**Description of the task**:
Leave out the pictures and retype only the lines from the opening line to the line that holds "(0,0) rectangle (879,-867);", both ends included.
## start
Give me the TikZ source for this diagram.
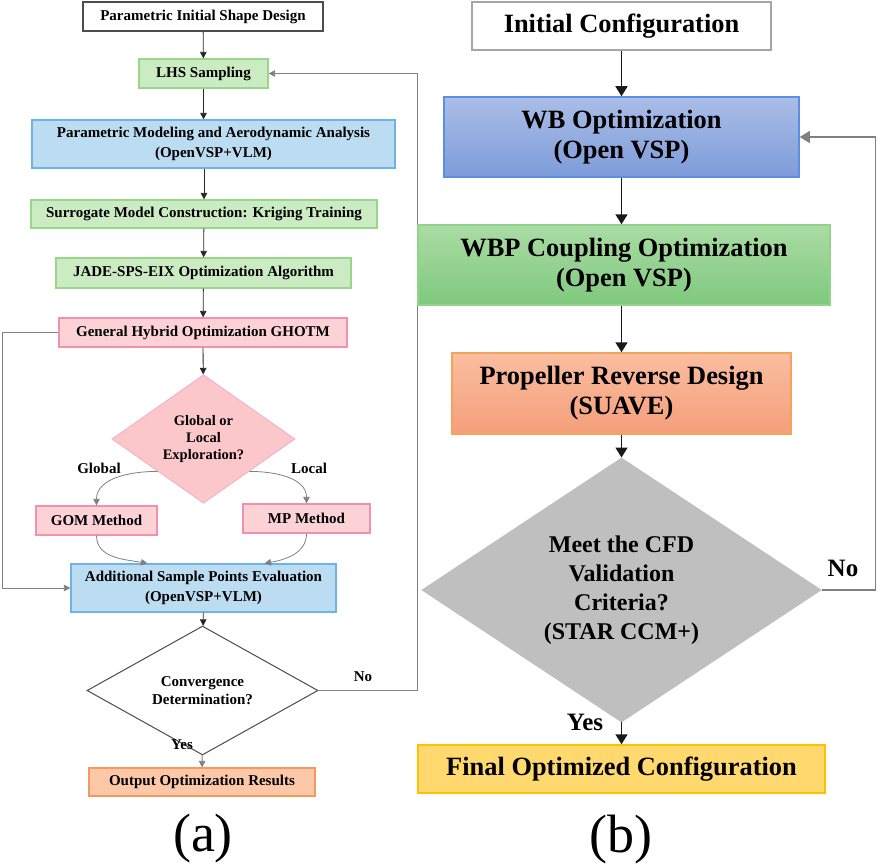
\documentclass[tikz,border=0pt]{standalone}
\usepackage{fontspec}
\setmainfont{Liberation Serif}
\usepackage{tikz}
\usetikzlibrary{arrows.meta}
\usetikzlibrary{shapes.geometric}

\definecolor{agreen}{HTML}{CBECC2}
\definecolor{agreenline}{HTML}{9AD68A}
\definecolor{ablue}{HTML}{BCDCF2}
\definecolor{ablueline}{HTML}{6CB4E8}
\definecolor{apink}{HTML}{FCD2D6}
\definecolor{apinkline}{HTML}{F092AC}
\definecolor{aorange}{HTML}{FCC8A8}
\definecolor{aorangeline}{HTML}{F59A5C}
\definecolor{bbluetop}{HTML}{AABDE7}
\definecolor{bbluebot}{HTML}{7E9CDA}
\definecolor{bblueline}{HTML}{5B8FE4}
\definecolor{bgreentop}{HTML}{AADCA4}
\definecolor{bgreenbot}{HTML}{7FC87E}
\definecolor{bgreenline}{HTML}{92D38C}
\definecolor{borangetop}{HTML}{F9BEA0}
\definecolor{borangebot}{HTML}{F59E7A}
\definecolor{borangeline}{HTML}{F5A25A}
\definecolor{bgray}{HTML}{BFBFBF}
\definecolor{byellow}{HTML}{FFD86E}
\definecolor{byellowline}{HTML}{FFC000}

\tikzset{
  abox/.style={draw, line width=1.2pt, inner sep=0pt, align=center,
    font=\fontsize{15}{20}\selectfont\bfseries},
  bbox/.style={draw, line width=1.5pt, inner sep=0pt, align=center,
    font=\fontsize{26.4}{30}\selectfont\bfseries},
  adiam/.style={diamond, draw, line width=1pt, inner sep=0pt, align=center},
  arra/.style={-{Triangle[width=6.5pt,length=6.5pt]}, line width=0.8pt, draw=black!85},
  arrg/.style={-{Triangle[width=6.5pt,length=6.5pt]}, line width=0.8pt, draw=black!50},
  arrb/.style={-{Triangle[width=12pt,length=10pt]}, line width=1.6pt, draw=black!90},
  arrbg/.style={-{Triangle[width=12pt,length=10pt]}, line width=1.4pt, draw=black!50},
  lbla/.style={font=\fontsize{15}{18}\selectfont\bfseries},
  lblb/.style={font=\fontsize{25}{30}\selectfont\bfseries},
  capt/.style={font=\fontsize{54}{60}\selectfont}
}

\begin{document}
\begin{tikzpicture}[x=1pt,y=1pt]
  \useasboundingbox (0,0) rectangle (879,-867);

  % (a) boxes
  \node[abox, draw=black!70, fill=white, minimum width=240pt, minimum height=29pt] (init) at (203,-16.5) {Parametric Initial Shape Design};
  \node[abox, draw=agreenline, fill=agreen, minimum width=129pt, minimum height=29pt] (lhs) at (203.5,-73.5) {LHS Sampling};
  \node[abox, draw=ablueline, fill=ablue, minimum width=363pt, minimum height=48pt] (pmod) at (213.5,-144) {Parametric Modeling and Aerodynamic Analysis\\(OpenVSP+VLM)};
  \node[abox, draw=agreenline, fill=agreen, minimum width=346pt, minimum height=28pt] (surr) at (204,-214) {Surrogate Model Construction: Kriging Training};
  \node[abox, draw=agreenline, fill=agreen, minimum width=295pt, minimum height=30pt] (jade) at (203.5,-273) {JADE-SPS-EIX Optimization Algorithm};
  \node[abox, draw=apinkline, fill=apink, minimum width=288pt, minimum height=29pt] (ghotm) at (203,-332.5) {General Hybrid Optimization GHOTM};
  \node[adiam, draw=apinkline!70, fill=apink!95!red, minimum width=183pt, minimum height=120pt,
    font=\fontsize{14.5}{17}\selectfont\bfseries] (glob) at (203.5,-439) {Global or\\Local\\Exploration?};
  \node[abox, draw=apinkline, fill=apink, minimum width=121pt, minimum height=29pt] (gom) at (96.5,-520.5) {GOM Method};
  \node[abox, draw=apinkline, fill=apink, minimum width=127pt, minimum height=29pt] (mp) at (306.5,-518.5) {MP Method};
  \node[abox, draw=ablueline, fill=ablue, minimum width=265pt, minimum height=48pt] (add) at (203.5,-588) {Additional Sample Points Evaluation\\(OpenVSP+VLM)};
  \node[adiam, draw=black!70, fill=white, minimum width=231pt, minimum height=93pt,
    font=\fontsize{15}{18}\selectfont\bfseries] (conv) at (202.5,-690.5) {Convergence\\Determination?};
  \node[abox, draw=aorangeline, fill=aorange, minimum width=226pt, minimum height=28pt] (outp) at (202,-782) {Output Optimization Results};

  % (a) labels
  \node[lbla] (lglob) at (99,-468) {Global};
  \node[lbla] (lloc) at (309,-468) {Local};
  \node[lbla] (lno) at (363,-677) {No};
  \node[lbla] (lyes) at (182,-745) {Yes};
  \node[capt] (capa) at (203,-839) {(a)};

  % (a) arrows
  \draw[arra] (init) -- (lhs);
  \draw[arra] (lhs.south) -- (lhs.south |- pmod.north);
  \draw[arra] (surr.north |- pmod.south) -- (surr.north);
  \draw[arra] (surr) -- (jade);
  \draw[arra] (jade) -- (ghotm);
  \draw[arra] (ghotm) -- (glob);
  \draw[arrg] (glob.south west) to[out=180,in=90] (gom.north);
  \draw[arrg] (glob.south east) to[out=0,in=90] (mp.north);
  \draw[arrg] (gom.south) to[out=-90,in=170] ([xshift=-56pt]add.north);
  \draw[arrg] (mp.south) to[out=-90,in=10] ([xshift=61pt]add.north);
  \draw[arrg] (ghotm.west) -- ++(-56,0) |- (add.west);
  \draw[arra] (add) -- (conv);
  \draw[arrg] (conv) -- (outp);
  \draw[arrg] (conv.east) -- ++(99,0) |- (lhs.east);

  % (b) boxes
  \node[bbox, draw=black!35, line width=2pt, fill=white, minimum width=299pt, minimum height=48pt] (cfg) at (621.5,-26) {Initial Configuration};
  \node[bbox, draw=bblueline, top color=bbluetop, bottom color=bbluebot, minimum width=355pt, minimum height=80pt] (wb) at (621.5,-137) {WB Optimization\\(Open VSP)};
  \node[bbox, draw=bgreenline, top color=bgreentop, bottom color=bgreenbot, minimum width=412pt, minimum height=80pt] (wbp) at (624,-265) {WBP Coupling Optimization\\(Open VSP)};
  \node[bbox, draw=borangeline, top color=borangetop, bottom color=borangebot, minimum width=339pt, minimum height=81pt] (prop) at (621.5,-393.5) {Propeller Reverse Design\\(SUAVE)};
  \node[adiam, draw=bgray, fill=bgray, minimum width=399pt, minimum height=216pt,
    font=\fontsize{24}{29}\selectfont\bfseries] (crit) at (621.5,-590) {Meet the CFD\\Validation\\Criteria?\\(STAR CCM+)};
  \node[bbox, draw=byellowline, fill=byellow, minimum width=407pt, minimum height=48pt] (fin) at (621.5,-769) {Final Optimized Configuration};

  % (b) labels
  \node[lblb] (rno) at (843,-568) {No};
  \node[lblb] (ryes) at (585,-722) {Yes};
  \node[capt] (capb) at (621,-840) {(b)};

  % (b) arrows
  \draw[arrb] (cfg) -- (wb);
  \draw[arrb] (wb.south) -- (wb.south |- wbp.north);
  \draw[arrb] (prop.north |- wbp.south) -- (prop.north);
  \draw[arrb] (prop) -- (crit);
  \draw[arrb] (crit) -- (fin);
  \draw[arrbg] (crit.east) -- ++(54,0) |- (wb.east);
\end{tikzpicture}
\end{document}
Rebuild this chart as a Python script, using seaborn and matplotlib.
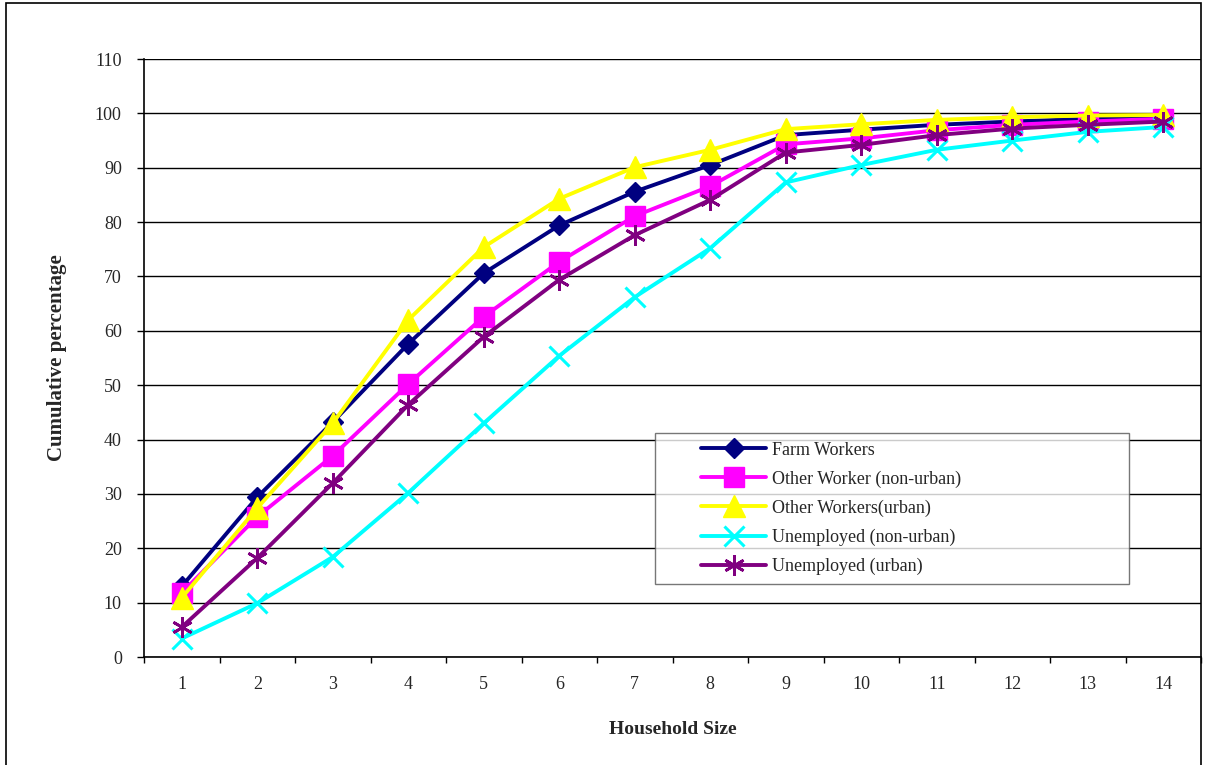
import matplotlib
matplotlib.use("Agg")
import matplotlib.pyplot as plt
from matplotlib.patches import Rectangle
from matplotlib.ticker import FixedLocator
from matplotlib.lines import Line2D
from matplotlib.legend_handler import HandlerLine2D
import seaborn as sns
import pandas as pd

household_size = list(range(1, 15))
farm_workers = [13.0, 29.4, 43.2, 57.6, 70.6, 79.4, 85.6, 90.5, 96.0, 97.0, 97.9, 98.5, 99.0, 99.2]
other_nonurban = [11.8, 25.8, 37.0, 50.2, 62.6, 72.7, 81.1, 86.6, 94.3, 95.4, 96.9, 97.9, 98.5, 99.0]
other_urban = [10.9, 27.4, 43.0, 62.0, 75.4, 84.3, 90.1, 93.3, 97.1, 98.0, 98.8, 99.3, 99.6, 99.7]
unemp_nonurban = [3.4, 9.9, 18.4, 30.2, 43.0, 55.4, 66.2, 75.2, 87.3, 90.5, 93.3, 95.0, 96.6, 97.5]
unemp_urban = [5.5, 18.2, 32.0, 46.4, 58.9, 69.4, 77.6, 84.1, 92.8, 94.2, 96.0, 97.2, 97.9, 98.5]

series_names = ["Farm Workers", "Other Worker (non-urban)", "Other Workers(urban)",
                "Unemployed (non-urban)", "Unemployed (urban)"]
series_values = [farm_workers, other_nonurban, other_urban, unemp_nonurban, unemp_urban]
y_ticks = list(range(0, 111, 10))

colors = ["#000080", "#FF00FF", "#FFFF00", "#00FFFF", "#800080"]
markers = ["D", "s", "^", "x", (6, 2, 0)]
msizes = [10, 14, 16, 14, 15]
mews = [1, 1, 1, 2.2, 2.0]

sns.set_style("white")
plt.rcParams["font.family"] = ["Liberation Serif", "DejaVu Serif"]

fig = plt.figure(figsize=(12.05, 7.65), dpi=100)
ax = fig.add_axes([144 / 1205, 1 - 657 / 765, (1201 - 144) / 1205, (657 - 59) / 765])

frames = []
for name, vals in zip(series_names, series_values):
    frames.append(pd.DataFrame({"size": household_size, "pct": vals, "series": name}))
df = pd.concat(frames, ignore_index=True)

for i, name in enumerate(series_names):
    sub = df[df["series"] == name]
    sns.lineplot(data=sub, x="size", y="pct", ax=ax, color=colors[i], marker=markers[i],
                 markersize=msizes[i], markeredgecolor=colors[i], markerfacecolor=colors[i],
                 markeredgewidth=mews[i], linewidth=2.8, label=name, zorder=3 + i)

ax.set_xlim(0.5, 14.5)
ax.set_ylim(0, 110)
ax.set_yticks(y_ticks)
ax.set_yticklabels([str(v) for v in y_ticks])
ax.set_xticks(household_size)
ax.set_xticklabels([str(v) for v in household_size])
ax.xaxis.set_minor_locator(FixedLocator([v + 0.5 for v in range(0, 15)]))
ax.yaxis.grid(True, color="black", linewidth=1.0)
ax.xaxis.grid(False)
ax.set_axisbelow(True)

for side in ["left", "bottom"]:
    ax.spines[side].set_visible(True)
    ax.spines[side].set_color("black")
    ax.spines[side].set_linewidth(1.2)
ax.spines["top"].set_visible(False)
ax.spines["right"].set_visible(False)

ax.tick_params(axis="y", which="major", direction="out", length=5, width=1, color="black",
               labelsize=13, pad=11, left=True)
ax.tick_params(axis="x", which="major", length=0, labelsize=13, pad=14)
ax.tick_params(axis="x", which="minor", direction="out", length=4, width=1, color="black",
               bottom=True)

ax.set_xlabel("Household Size", fontsize=14, fontweight="bold", labelpad=20)
ax.set_ylabel("Cumulative percentage", fontsize=15, fontweight="bold", labelpad=20)

handles, labels = ax.get_legend_handles_labels()
leg = ax.legend(handles, labels, loc="upper left",
                bbox_to_anchor=(0.483, 0.119, 0.449, 0.256), mode="expand",
                frameon=True, fancybox=False, edgecolor="#555555", fontsize=13,
                handlelength=5.7, handletextpad=0.3, labelspacing=0.65, borderpad=0.5,
                borderaxespad=0, numpoints=1,
                handler_map={Line2D: HandlerLine2D(xpad=2.05)})
leg.get_frame().set_linewidth(1.0)
leg.set_zorder(20)

fig.patches.append(Rectangle((6 / 1205, -0.05), (1201 - 6) / 1205, (762 / 765) + 0.05,
                             transform=fig.transFigure, fill=False, edgecolor="black",
                             linewidth=1.2, zorder=0))

fig.savefig("out.png", dpi=100, facecolor="white")
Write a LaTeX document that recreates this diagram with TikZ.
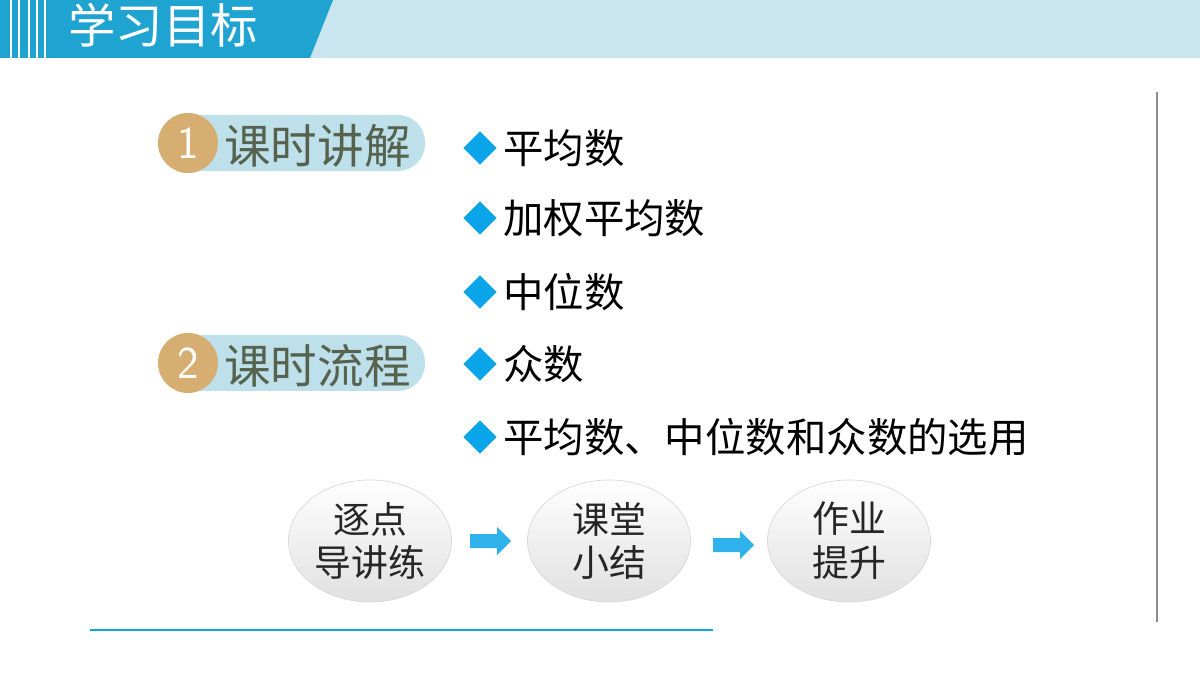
\documentclass[tikz,border=0pt]{standalone}
\usepackage{fontspec}
\newfontfamily\cjk{Noto Sans CJK SC}
\usetikzlibrary{shapes.geometric,shadings}
\definecolor{hblue}{HTML}{1FA3D1}
\definecolor{hlight}{HTML}{C9E6F0}
\definecolor{gold}{HTML}{D7AE72}
\definecolor{pill}{HTML}{BEE0EA}
\definecolor{olive}{HTML}{56624E}
\definecolor{dia}{HTML}{0AA4E8}
\tikzset{
 item/.style={anchor=west,font=\cjk\fontsize{23}{25}\selectfont,text=black,inner sep=0},
 bul/.style={diamond,fill=dia,minimum size=19pt,inner sep=0},
 flow/.style={ellipse,minimum width=163*0.02cm,minimum height=122*0.02cm,draw=black!15,top color=white,bottom color=black!12,align=center,font=\cjk\fontsize{21}{25}\selectfont,text=black!85,inner sep=0},
 barrow/.style={fill=dia!85},
 pilltext/.style={anchor=west,font=\cjk\fontsize{26.5}{28}\selectfont,text=olive,inner sep=0}
}
\begin{document}
\begin{tikzpicture}[x=0.02cm,y=-0.02cm]
\useasboundingbox (0,0) rectangle (1200,675);
\fill[white] (0,0) rectangle (1200,675);
\fill[hlight] (0,0) rectangle (1200,58);
\fill[hblue] (0,0) -- (333,0) -- (310,58) -- (0,58) -- cycle;
\foreach \x in {10,18,28,36,44} \fill[white] (\x,0) rectangle ++(2,58);
\node[font=\cjk\fontsize{27}{29}\selectfont,text=white,anchor=west,inner sep=0] (title) at (68,25) {学习目标};
% pills
\foreach \y/\n/\t in {143/1/课时讲解,363/2/课时流程}{
 \fill[pill,rounded corners=27*0.02cm] (170,\y-28) rectangle (425,\y+28);
 \node[circle,fill=gold,minimum size=60*0.02cm,inner sep=0,text=white,font=\fontsize{26}{26}\selectfont\sffamily] (c\n) at (188,\y) {\n};
 \node[pilltext] (p\n) at (224,\y+3) {\t};
}
% items
\foreach \y/\t [count=\i] in {148/平均数,218/加权平均数,292/中位数,364/众数,437/{平均数、中位数和众数的选用}}{
 \node[bul] (b\i) at (480,\y) {};
 \node[item] (t\i) at (503,\y) {\t};
}
% flow
\node[flow] (f1) at (370,541) {逐点\\导讲练};
\node[flow] (f2) at (609,541) {课堂\\小结};
\node[flow] (f3) at (849,541) {作业\\提升};
\coordinate (a1) at (470,541);
\coordinate (a2) at (713,545);
\foreach \a in {a1,a2}
 \fill[barrow] (\a) ++(0,-7) -- ++(27,0) -- ++(0,-7) -- ++(14,14) -- ++(-14,14) -- ++(0,-7) -- ++(-27,0) -- cycle;
\draw[dia,line width=1pt] (90,630) -- (713,630);
\draw[black!45,line width=0.8pt] (1157,92) -- (1157,622);
\end{tikzpicture}
\end{document}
## end
**Task output**:
Give me the TikZ source for this diagram.
\documentclass[tikz,border=0pt]{standalone}
\usepackage{fontspec}
\setmainfont{Liberation Serif}
\usepackage{tikz}
\usetikzlibrary{arrows.meta}
\usetikzlibrary{shapes.geometric}

\definecolor{agreen}{HTML}{CBECC2}
\definecolor{agreenline}{HTML}{9AD68A}
\definecolor{ablue}{HTML}{BCDCF2}
\definecolor{ablueline}{HTML}{6CB4E8}
\definecolor{apink}{HTML}{FCD2D6}
\definecolor{apinkline}{HTML}{F092AC}
\definecolor{aorange}{HTML}{FCC8A8}
\definecolor{aorangeline}{HTML}{F59A5C}
\definecolor{bbluetop}{HTML}{AABDE7}
\definecolor{bbluebot}{HTML}{7E9CDA}
\definecolor{bblueline}{HTML}{5B8FE4}
\definecolor{bgreentop}{HTML}{AADCA4}
\definecolor{bgreenbot}{HTML}{7FC87E}
\definecolor{bgreenline}{HTML}{92D38C}
\definecolor{borangetop}{HTML}{F9BEA0}
\definecolor{borangebot}{HTML}{F59E7A}
\definecolor{borangeline}{HTML}{F5A25A}
\definecolor{bgray}{HTML}{BFBFBF}
\definecolor{byellow}{HTML}{FFD86E}
\definecolor{byellowline}{HTML}{FFC000}

\tikzset{
  abox/.style={draw, line width=1.2pt, inner sep=0pt, align=center,
    font=\fontsize{15}{20}\selectfont\bfseries},
  bbox/.style={draw, line width=1.5pt, inner sep=0pt, align=center,
    font=\fontsize{26.4}{30}\selectfont\bfseries},
  adiam/.style={diamond, draw, line width=1pt, inner sep=0pt, align=center},
  arra/.style={-{Triangle[width=6.5pt,length=6.5pt]}, line width=0.8pt, draw=black!85},
  arrg/.style={-{Triangle[width=6.5pt,length=6.5pt]}, line width=0.8pt, draw=black!50},
  arrb/.style={-{Triangle[width=12pt,length=10pt]}, line width=1.6pt, draw=black!90},
  arrbg/.style={-{Triangle[width=12pt,length=10pt]}, line width=1.4pt, draw=black!50},
  lbla/.style={font=\fontsize{15}{18}\selectfont\bfseries},
  lblb/.style={font=\fontsize{25}{30}\selectfont\bfseries},
  capt/.style={font=\fontsize{54}{60}\selectfont}
}

\begin{document}
\begin{tikzpicture}[x=1pt,y=1pt]
  \useasboundingbox (0,0) rectangle (879,-867);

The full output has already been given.